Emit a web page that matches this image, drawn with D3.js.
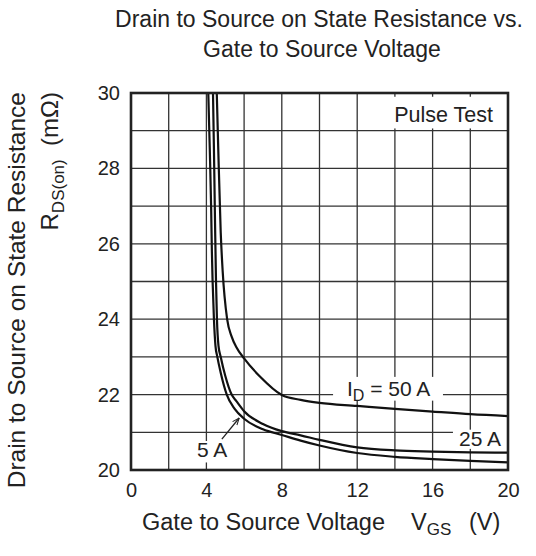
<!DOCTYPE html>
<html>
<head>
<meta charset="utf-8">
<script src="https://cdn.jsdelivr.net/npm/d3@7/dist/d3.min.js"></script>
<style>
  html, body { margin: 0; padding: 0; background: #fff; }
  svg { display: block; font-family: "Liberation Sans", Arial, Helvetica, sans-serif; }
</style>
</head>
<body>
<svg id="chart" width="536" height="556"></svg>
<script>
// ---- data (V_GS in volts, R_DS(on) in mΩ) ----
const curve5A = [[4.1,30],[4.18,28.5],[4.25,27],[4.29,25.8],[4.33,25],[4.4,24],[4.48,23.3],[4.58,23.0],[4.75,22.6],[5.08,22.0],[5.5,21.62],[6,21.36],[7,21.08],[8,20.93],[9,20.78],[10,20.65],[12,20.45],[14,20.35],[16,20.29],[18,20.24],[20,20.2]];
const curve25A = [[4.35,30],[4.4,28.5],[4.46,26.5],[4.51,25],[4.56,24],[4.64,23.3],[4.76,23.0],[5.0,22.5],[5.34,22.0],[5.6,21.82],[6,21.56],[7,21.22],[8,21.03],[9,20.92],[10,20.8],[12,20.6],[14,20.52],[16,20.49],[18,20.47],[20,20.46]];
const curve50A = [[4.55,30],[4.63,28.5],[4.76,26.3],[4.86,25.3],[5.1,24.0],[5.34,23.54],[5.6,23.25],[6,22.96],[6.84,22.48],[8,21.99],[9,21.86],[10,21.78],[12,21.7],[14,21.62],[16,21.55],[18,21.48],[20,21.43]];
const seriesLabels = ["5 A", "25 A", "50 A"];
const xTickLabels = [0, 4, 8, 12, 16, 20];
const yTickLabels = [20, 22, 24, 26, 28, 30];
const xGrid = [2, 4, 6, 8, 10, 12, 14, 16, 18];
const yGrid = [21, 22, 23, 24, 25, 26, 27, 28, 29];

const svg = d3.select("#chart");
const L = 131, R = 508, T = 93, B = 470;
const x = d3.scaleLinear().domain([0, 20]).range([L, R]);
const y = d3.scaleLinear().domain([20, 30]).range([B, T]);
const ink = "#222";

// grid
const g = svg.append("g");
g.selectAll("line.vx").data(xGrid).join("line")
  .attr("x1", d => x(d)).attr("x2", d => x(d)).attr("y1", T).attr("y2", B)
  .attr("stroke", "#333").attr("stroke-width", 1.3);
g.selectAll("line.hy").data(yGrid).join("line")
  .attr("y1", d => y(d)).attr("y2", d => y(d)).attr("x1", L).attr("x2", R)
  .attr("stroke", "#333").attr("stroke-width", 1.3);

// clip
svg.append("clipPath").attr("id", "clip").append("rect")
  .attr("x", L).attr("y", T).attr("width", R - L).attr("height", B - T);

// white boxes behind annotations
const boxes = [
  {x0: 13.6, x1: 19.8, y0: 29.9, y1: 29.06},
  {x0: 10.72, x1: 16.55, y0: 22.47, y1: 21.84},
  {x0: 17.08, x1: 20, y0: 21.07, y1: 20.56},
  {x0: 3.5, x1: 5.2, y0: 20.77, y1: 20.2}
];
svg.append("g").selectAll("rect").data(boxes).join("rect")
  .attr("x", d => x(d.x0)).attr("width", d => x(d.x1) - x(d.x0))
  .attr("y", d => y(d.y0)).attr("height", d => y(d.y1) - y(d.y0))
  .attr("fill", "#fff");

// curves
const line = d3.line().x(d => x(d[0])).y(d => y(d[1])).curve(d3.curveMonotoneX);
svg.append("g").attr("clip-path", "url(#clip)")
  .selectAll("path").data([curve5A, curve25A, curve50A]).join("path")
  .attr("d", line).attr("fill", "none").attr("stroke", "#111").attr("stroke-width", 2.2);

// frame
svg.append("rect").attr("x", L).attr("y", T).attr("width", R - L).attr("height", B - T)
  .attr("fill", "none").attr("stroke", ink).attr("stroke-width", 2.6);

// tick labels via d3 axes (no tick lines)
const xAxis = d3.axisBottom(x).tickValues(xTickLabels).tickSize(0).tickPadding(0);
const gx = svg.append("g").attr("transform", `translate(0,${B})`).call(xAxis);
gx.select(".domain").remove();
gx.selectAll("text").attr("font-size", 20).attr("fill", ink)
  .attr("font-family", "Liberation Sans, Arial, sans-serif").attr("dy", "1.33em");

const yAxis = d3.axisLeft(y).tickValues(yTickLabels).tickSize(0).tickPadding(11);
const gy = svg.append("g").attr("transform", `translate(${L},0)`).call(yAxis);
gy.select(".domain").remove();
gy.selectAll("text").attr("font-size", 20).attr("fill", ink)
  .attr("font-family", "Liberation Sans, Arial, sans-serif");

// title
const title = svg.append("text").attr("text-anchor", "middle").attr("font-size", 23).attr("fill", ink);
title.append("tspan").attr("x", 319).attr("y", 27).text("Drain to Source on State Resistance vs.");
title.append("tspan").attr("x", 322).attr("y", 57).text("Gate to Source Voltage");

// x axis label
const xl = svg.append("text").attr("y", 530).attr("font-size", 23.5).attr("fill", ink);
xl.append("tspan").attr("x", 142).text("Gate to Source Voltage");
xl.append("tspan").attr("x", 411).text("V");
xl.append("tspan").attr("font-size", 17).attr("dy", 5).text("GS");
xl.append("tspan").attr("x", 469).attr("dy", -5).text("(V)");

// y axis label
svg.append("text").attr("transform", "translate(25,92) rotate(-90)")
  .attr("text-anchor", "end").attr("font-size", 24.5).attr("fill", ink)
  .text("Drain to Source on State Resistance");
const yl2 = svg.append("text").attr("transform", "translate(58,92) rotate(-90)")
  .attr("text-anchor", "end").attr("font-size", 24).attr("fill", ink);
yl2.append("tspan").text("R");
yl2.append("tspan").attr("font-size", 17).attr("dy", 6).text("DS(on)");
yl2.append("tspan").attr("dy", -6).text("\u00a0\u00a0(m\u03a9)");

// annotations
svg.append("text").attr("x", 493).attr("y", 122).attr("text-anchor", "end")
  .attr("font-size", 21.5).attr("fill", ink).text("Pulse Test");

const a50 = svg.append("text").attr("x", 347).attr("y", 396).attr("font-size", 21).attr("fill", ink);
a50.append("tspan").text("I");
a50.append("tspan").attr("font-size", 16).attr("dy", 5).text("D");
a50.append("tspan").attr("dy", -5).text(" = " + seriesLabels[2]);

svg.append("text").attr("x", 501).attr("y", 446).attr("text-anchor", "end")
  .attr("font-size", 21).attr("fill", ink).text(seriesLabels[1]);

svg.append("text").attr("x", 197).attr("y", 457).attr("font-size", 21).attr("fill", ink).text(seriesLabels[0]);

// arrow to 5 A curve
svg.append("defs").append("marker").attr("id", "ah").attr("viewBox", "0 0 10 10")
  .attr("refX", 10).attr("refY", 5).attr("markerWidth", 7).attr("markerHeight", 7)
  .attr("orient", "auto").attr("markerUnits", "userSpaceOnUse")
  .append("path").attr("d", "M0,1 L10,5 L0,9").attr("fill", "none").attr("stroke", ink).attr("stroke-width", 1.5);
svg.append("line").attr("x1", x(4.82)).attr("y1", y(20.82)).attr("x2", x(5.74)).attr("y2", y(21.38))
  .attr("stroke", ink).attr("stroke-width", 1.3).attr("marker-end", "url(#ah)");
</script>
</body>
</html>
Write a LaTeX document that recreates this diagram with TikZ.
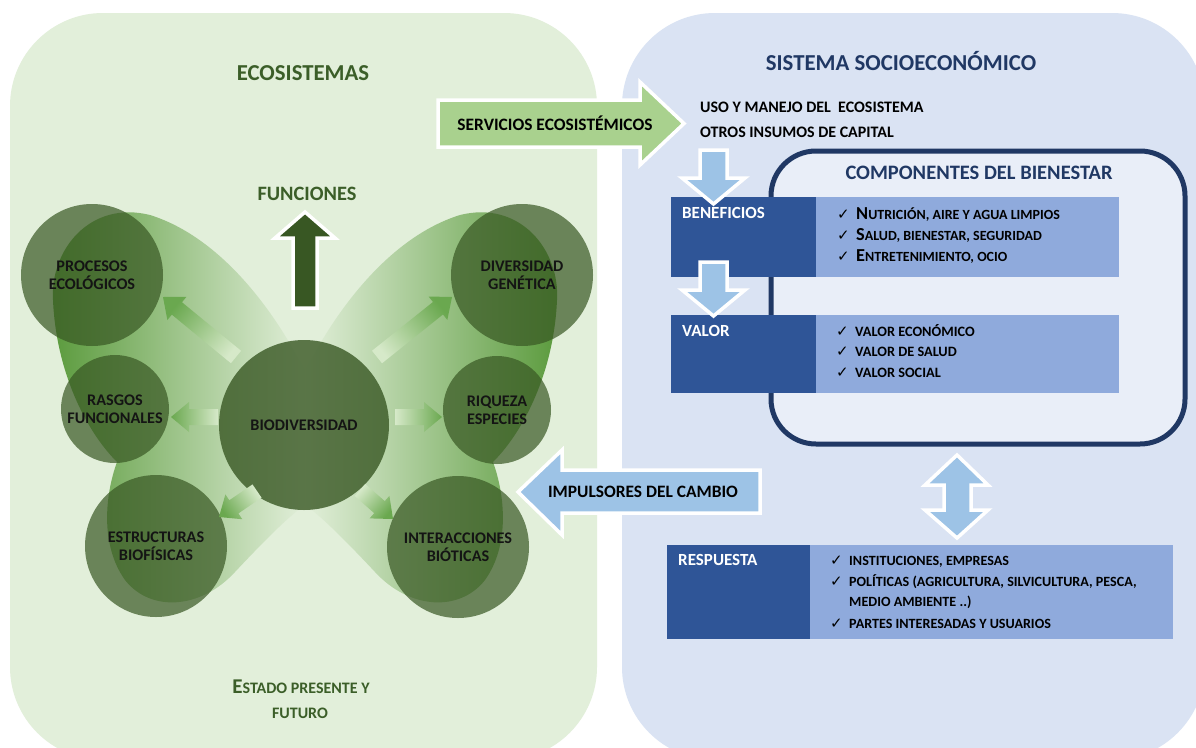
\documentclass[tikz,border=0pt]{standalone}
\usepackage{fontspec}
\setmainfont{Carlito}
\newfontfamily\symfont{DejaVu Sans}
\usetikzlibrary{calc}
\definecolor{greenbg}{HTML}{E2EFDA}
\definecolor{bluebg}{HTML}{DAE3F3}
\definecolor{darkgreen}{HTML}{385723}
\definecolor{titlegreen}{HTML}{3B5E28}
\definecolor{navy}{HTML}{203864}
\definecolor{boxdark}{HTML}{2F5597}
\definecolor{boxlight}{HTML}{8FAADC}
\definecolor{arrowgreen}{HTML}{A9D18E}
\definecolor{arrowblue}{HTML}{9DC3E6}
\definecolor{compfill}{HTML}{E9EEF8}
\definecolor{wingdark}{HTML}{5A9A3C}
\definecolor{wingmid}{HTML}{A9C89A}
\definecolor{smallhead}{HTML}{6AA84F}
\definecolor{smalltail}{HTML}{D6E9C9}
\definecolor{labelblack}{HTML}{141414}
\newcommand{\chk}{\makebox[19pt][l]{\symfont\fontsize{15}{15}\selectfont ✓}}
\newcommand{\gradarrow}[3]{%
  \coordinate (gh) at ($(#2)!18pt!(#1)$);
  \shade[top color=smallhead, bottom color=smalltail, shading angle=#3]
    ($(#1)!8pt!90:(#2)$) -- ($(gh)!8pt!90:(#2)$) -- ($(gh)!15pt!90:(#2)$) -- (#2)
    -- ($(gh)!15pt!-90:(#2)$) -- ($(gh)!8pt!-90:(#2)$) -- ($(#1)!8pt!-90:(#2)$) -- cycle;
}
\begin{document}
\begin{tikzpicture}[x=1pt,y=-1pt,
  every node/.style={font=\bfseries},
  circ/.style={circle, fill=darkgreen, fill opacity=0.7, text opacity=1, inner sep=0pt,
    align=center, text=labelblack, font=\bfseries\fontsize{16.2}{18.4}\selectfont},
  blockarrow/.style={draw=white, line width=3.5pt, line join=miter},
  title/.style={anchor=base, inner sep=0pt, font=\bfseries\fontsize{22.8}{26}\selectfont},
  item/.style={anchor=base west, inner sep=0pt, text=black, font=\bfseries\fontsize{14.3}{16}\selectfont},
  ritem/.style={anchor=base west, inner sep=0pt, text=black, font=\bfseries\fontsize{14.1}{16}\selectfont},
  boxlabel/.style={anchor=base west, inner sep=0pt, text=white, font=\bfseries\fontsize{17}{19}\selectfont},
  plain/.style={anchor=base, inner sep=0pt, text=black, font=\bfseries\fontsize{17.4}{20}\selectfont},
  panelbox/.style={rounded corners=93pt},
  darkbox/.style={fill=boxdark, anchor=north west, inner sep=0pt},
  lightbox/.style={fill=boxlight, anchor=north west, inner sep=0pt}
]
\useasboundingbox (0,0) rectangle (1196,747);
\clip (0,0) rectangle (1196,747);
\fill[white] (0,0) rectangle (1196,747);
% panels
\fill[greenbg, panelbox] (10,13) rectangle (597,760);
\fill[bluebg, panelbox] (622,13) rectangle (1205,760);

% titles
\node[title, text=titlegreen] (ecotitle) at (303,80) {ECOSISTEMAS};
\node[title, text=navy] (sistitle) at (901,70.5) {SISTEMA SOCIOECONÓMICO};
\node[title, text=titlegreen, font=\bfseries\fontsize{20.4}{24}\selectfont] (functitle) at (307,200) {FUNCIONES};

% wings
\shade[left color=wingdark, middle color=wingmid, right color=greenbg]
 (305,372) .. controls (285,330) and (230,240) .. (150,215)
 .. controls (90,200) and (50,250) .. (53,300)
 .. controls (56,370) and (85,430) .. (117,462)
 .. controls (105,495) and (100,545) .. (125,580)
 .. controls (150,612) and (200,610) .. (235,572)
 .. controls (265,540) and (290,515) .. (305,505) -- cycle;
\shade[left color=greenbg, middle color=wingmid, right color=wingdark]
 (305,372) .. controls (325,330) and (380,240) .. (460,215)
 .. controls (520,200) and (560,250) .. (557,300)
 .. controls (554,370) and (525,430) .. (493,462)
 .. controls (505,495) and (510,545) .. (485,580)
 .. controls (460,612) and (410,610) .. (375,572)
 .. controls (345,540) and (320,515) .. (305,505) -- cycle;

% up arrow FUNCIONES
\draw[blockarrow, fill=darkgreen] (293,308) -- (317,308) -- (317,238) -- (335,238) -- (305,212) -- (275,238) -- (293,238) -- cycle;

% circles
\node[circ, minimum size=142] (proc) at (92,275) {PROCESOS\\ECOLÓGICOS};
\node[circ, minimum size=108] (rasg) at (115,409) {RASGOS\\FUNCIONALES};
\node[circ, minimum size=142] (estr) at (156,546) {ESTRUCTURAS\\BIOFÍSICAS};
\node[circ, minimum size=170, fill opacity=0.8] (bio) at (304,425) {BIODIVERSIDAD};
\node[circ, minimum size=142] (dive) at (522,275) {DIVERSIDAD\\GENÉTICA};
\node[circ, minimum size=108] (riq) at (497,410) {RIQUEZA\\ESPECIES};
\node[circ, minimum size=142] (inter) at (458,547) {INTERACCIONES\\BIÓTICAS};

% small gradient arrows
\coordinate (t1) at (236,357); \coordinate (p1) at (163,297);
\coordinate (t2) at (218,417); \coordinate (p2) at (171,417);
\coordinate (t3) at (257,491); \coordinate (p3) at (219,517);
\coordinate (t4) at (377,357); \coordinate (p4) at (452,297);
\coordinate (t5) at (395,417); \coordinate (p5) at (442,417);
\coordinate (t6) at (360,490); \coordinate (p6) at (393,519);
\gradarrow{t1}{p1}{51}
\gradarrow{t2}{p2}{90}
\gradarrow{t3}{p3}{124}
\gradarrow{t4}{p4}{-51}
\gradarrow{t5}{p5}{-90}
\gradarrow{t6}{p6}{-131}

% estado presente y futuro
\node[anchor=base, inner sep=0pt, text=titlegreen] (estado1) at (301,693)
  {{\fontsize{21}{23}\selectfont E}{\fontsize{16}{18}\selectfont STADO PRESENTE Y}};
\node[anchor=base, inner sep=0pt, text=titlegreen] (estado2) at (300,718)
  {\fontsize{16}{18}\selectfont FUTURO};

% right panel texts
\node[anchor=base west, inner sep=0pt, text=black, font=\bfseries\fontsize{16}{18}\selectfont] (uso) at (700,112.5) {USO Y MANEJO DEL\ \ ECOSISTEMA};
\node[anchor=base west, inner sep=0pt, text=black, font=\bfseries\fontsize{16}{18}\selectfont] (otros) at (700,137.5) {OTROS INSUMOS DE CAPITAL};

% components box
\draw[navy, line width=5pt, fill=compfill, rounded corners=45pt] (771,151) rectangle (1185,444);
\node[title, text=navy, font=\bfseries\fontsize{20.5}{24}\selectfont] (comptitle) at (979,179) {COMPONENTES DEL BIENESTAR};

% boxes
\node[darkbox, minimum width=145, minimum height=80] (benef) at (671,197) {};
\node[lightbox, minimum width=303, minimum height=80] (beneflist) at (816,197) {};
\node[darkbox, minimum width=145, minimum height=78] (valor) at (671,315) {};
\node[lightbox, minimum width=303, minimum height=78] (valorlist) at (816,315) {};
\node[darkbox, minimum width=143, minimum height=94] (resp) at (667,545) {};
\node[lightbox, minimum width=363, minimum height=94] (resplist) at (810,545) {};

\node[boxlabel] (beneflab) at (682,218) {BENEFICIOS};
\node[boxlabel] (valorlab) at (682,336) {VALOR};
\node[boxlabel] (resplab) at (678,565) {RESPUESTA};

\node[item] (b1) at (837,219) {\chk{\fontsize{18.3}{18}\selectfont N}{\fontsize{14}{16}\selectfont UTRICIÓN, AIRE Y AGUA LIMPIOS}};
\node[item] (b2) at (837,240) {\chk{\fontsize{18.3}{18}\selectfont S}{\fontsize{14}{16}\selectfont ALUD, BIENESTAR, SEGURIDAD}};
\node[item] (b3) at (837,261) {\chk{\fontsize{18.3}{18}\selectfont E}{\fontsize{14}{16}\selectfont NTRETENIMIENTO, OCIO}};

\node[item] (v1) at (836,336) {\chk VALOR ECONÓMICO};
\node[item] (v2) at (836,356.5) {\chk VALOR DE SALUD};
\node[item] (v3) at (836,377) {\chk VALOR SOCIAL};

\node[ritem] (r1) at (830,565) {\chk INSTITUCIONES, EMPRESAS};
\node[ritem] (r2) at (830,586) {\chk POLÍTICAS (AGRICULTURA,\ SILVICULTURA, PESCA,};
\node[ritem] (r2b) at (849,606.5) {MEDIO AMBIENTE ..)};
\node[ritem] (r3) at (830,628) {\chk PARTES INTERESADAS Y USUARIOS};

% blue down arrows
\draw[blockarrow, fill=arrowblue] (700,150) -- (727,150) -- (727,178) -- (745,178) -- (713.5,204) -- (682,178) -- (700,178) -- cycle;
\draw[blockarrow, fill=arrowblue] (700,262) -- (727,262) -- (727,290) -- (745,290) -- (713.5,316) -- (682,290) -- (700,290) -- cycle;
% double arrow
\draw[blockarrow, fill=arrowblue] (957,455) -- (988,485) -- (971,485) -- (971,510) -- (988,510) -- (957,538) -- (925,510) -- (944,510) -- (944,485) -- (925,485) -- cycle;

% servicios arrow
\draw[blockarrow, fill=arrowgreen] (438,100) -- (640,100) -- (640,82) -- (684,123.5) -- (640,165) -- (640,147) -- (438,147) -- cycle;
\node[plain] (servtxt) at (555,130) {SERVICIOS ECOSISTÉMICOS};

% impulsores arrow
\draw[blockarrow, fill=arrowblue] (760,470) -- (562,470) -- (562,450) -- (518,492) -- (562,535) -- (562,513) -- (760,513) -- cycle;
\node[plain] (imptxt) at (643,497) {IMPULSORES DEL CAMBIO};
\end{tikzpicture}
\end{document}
● ● ● ● ● ● ●
* **Problem requirements**: From the records, copy every line that has the string "with" in it.

* **Problem solution**:
Emit a web page that matches this image, drawn with D3.js.
Write a LaTeX document that recreates this diagram with TikZ.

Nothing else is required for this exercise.